Make no mistake, Lawrence Bender, BRON Studios, AI and producer pals should be thrilled that Hardy takes his LAWLESS bad-guy cred and amps it up to an aria here. Hardy is beyond elegant in his immersion, but it deserves a better title sequence and bigger budget so that the essentially one-location picture could have shown his chops on a silver platter visually. Yet this pared-down plot decides not to show us King Capone, in his finery at his finest as a wetworker, Kingpin, and world-changing demagogic Original Gangster.

This is Scarface before Pacino, Muni, the Crime Boss to launch all Crime Bosses on paper and on screen. Not showing the King of crime at his most criminal is criminal, in other words. Rather the audience is presented with an incontinent demon-peppered end career Capone. In diapers. With a Tommy gun, actually a gold-plated Thompson submachine banger, with a Bugs Bunny reference to Bugsy Siegel by accident of a sawed-off carrot.

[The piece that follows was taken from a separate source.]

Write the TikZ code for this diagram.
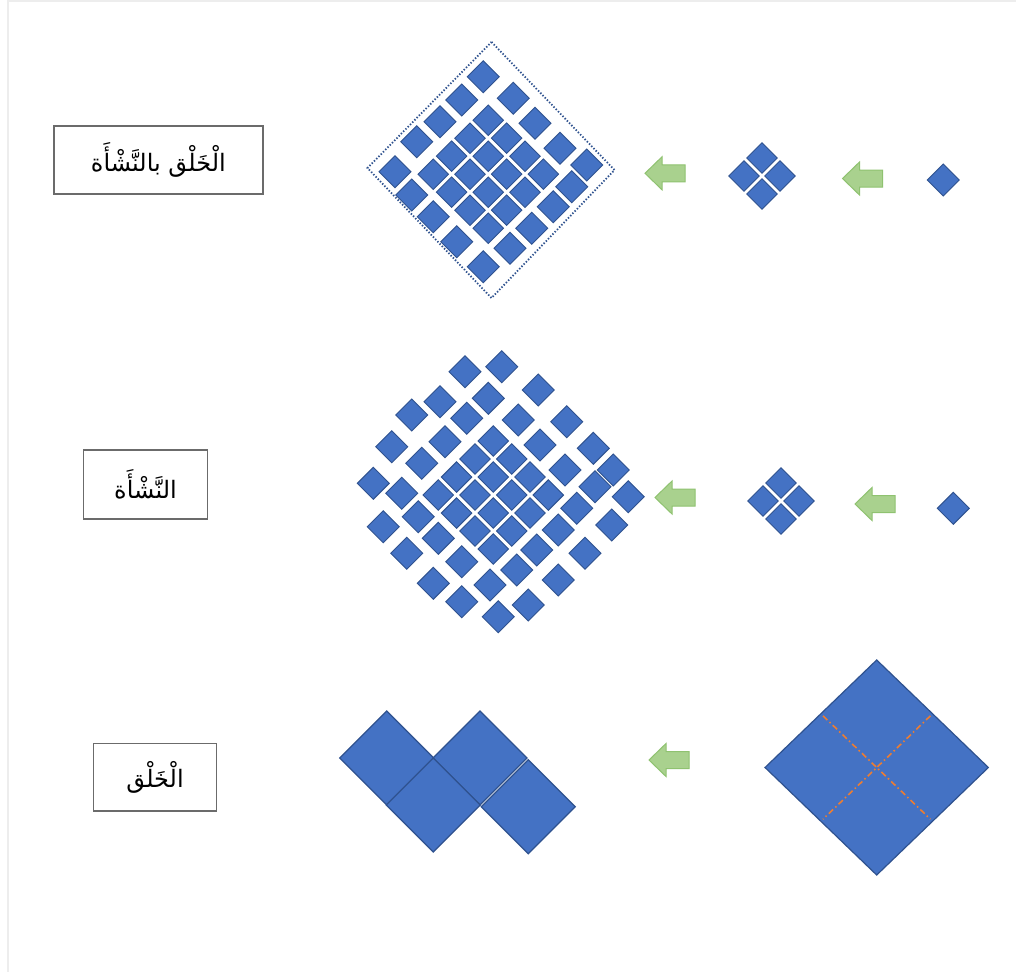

Las Vegas dreamer and psychotic Benjamin “Bugsy” Siegel was pals with Capone. The film makes no mention that the January death of Al Capone was followed – also in 1947 – by the June slaughtering of Siegel. In other words, with the Crime Boss out of the picture, was Siegel’s number up since there would be no repercussions from his “childhood friend”?

Incidentally no mystery is offered as to whether the carted-off statues were filled with loot as could be inferred from the secrecy and in-your-face humor of the real Al Capone. But, that’s just conjecture. Instead there are Barton Fink moments and The Shining moments, although Hardy is so far head and shoulders above anything Jack Nicholson ever did as to make the latter’s performances seem horribly dated. Tom Hardy solos and literally brings down the house, as if it is La Scala.

Rent it, buy it, watch it, because Tom Hardy has a Marlon Brandon Godfather moment in CAPONE. About going fishing, spoken in Italian that defines a Pavarotti-esque high note echoed throughout the film.

Which means Hardy adds to his considerable body of best-work here.

“Not a wizard when you see him,” Capone opines on the Oz movie, and in effect, he dazzles with lowbrow brilliance in the dialogue end-to-end in Trank’s version. What you get here is a huge score for Endeavor Content, the agency that just hit a homer and blew out some lights in a virtual marquee.

Linda Cardellini, who played the wife in GREEN BOOK, also goes operatic here with some amazing moments.

Casting is picture perfect in this. Matt Dillon leaves a mark too. As does a re-purposed Kyle MacLachlan.

Watch The Man at Work – A Hardy Performance To Stand the Test of Time

“Only Al Capone kills like that,” was the tagline for the real gangster – now this can be applied to Tom Hardy… Only Hardy kills on screen like this.